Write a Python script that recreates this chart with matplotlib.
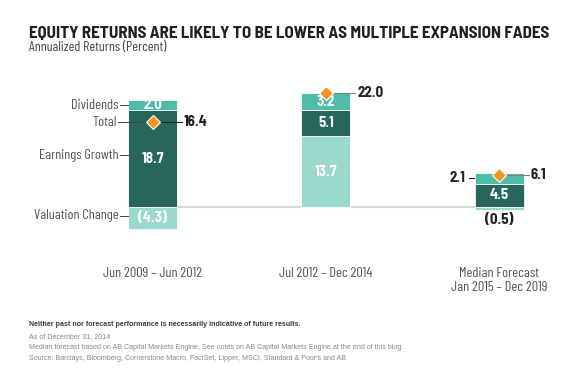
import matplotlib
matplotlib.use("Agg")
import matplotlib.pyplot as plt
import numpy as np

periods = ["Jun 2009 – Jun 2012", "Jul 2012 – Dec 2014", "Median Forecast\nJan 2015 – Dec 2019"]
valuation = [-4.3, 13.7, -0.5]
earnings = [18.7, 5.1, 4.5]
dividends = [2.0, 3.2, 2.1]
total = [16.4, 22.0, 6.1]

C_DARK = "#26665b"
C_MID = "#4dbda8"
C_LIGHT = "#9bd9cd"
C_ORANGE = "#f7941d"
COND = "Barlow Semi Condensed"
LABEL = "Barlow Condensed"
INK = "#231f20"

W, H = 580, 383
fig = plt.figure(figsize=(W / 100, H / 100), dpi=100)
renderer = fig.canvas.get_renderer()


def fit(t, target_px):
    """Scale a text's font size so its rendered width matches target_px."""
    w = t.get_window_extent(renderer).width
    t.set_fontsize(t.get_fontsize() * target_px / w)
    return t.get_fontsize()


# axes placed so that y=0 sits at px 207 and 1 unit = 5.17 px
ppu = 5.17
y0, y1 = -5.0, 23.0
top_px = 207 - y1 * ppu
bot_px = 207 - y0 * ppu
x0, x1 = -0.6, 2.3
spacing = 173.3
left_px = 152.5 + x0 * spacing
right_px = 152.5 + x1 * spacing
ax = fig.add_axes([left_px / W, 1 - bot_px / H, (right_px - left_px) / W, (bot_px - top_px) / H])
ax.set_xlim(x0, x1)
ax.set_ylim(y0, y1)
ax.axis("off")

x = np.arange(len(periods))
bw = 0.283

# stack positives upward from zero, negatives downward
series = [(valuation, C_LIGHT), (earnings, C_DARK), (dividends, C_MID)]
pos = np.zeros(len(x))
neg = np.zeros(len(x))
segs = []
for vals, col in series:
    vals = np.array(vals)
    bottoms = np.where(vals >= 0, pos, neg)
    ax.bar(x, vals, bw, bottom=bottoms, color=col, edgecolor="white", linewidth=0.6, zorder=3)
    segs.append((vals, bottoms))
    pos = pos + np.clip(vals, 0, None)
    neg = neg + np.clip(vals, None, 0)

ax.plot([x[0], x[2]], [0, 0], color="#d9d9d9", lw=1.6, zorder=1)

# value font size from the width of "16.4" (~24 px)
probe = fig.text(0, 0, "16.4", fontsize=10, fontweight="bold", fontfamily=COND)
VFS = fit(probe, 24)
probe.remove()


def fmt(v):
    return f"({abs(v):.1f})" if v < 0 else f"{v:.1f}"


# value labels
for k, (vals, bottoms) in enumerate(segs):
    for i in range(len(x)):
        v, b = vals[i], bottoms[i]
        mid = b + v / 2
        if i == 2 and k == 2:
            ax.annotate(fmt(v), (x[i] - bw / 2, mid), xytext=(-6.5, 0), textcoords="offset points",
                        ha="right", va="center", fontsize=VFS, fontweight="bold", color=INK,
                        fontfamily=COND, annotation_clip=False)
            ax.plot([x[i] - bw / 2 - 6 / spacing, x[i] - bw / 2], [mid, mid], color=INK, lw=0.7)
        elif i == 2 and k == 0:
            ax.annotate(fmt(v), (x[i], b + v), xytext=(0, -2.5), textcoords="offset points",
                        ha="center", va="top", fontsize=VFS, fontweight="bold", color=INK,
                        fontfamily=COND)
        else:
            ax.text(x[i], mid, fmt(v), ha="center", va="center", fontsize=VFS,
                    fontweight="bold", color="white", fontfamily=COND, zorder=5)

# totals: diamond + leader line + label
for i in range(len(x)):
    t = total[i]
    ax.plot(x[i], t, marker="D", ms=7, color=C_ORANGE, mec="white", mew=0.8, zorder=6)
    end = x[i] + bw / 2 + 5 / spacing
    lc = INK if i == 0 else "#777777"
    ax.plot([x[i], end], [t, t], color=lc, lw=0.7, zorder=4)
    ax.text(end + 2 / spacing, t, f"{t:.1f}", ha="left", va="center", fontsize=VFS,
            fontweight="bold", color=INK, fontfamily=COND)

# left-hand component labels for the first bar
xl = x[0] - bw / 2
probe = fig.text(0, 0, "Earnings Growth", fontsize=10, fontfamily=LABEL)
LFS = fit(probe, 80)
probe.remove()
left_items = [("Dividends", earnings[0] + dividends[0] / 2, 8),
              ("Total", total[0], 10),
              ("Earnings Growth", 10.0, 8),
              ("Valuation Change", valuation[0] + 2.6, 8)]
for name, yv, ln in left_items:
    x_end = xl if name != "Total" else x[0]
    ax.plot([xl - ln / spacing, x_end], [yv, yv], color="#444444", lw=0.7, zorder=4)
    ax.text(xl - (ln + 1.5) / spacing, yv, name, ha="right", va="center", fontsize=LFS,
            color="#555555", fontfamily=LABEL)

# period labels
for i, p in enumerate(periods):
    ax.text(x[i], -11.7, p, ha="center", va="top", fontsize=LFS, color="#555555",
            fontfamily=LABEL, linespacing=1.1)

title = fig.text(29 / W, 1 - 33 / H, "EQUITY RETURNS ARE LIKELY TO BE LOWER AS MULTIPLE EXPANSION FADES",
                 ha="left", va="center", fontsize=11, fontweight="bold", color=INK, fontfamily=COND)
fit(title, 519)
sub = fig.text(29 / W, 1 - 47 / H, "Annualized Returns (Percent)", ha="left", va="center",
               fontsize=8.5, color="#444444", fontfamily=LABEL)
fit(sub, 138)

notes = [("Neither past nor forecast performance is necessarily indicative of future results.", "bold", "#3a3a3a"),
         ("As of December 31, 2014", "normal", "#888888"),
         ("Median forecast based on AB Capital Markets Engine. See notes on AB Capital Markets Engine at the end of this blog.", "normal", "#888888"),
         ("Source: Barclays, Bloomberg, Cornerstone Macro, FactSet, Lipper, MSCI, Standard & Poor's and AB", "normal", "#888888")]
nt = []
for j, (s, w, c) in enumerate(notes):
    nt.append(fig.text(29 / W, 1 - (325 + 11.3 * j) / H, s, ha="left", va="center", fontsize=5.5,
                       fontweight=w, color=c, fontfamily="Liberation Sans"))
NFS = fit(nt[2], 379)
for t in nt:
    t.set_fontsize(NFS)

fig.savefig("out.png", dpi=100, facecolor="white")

Goal -
Look at the listing and set down only the lines from its start through the line with "renderer = fig.canvas.get_renderer()", word for word and without pictures.

Output below -
Write a Python script that recreates this chart with matplotlib.
import matplotlib
matplotlib.use("Agg")
import matplotlib.pyplot as plt
import numpy as np

periods = ["Jun 2009 – Jun 2012", "Jul 2012 – Dec 2014", "Median Forecast\nJan 2015 – Dec 2019"]
valuation = [-4.3, 13.7, -0.5]
earnings = [18.7, 5.1, 4.5]
dividends = [2.0, 3.2, 2.1]
total = [16.4, 22.0, 6.1]

C_DARK = "#26665b"
C_MID = "#4dbda8"
C_LIGHT = "#9bd9cd"
C_ORANGE = "#f7941d"
COND = "Barlow Semi Condensed"
LABEL = "Barlow Condensed"
INK = "#231f20"

W, H = 580, 383
fig = plt.figure(figsize=(W / 100, H / 100), dpi=100)
renderer = fig.canvas.get_renderer()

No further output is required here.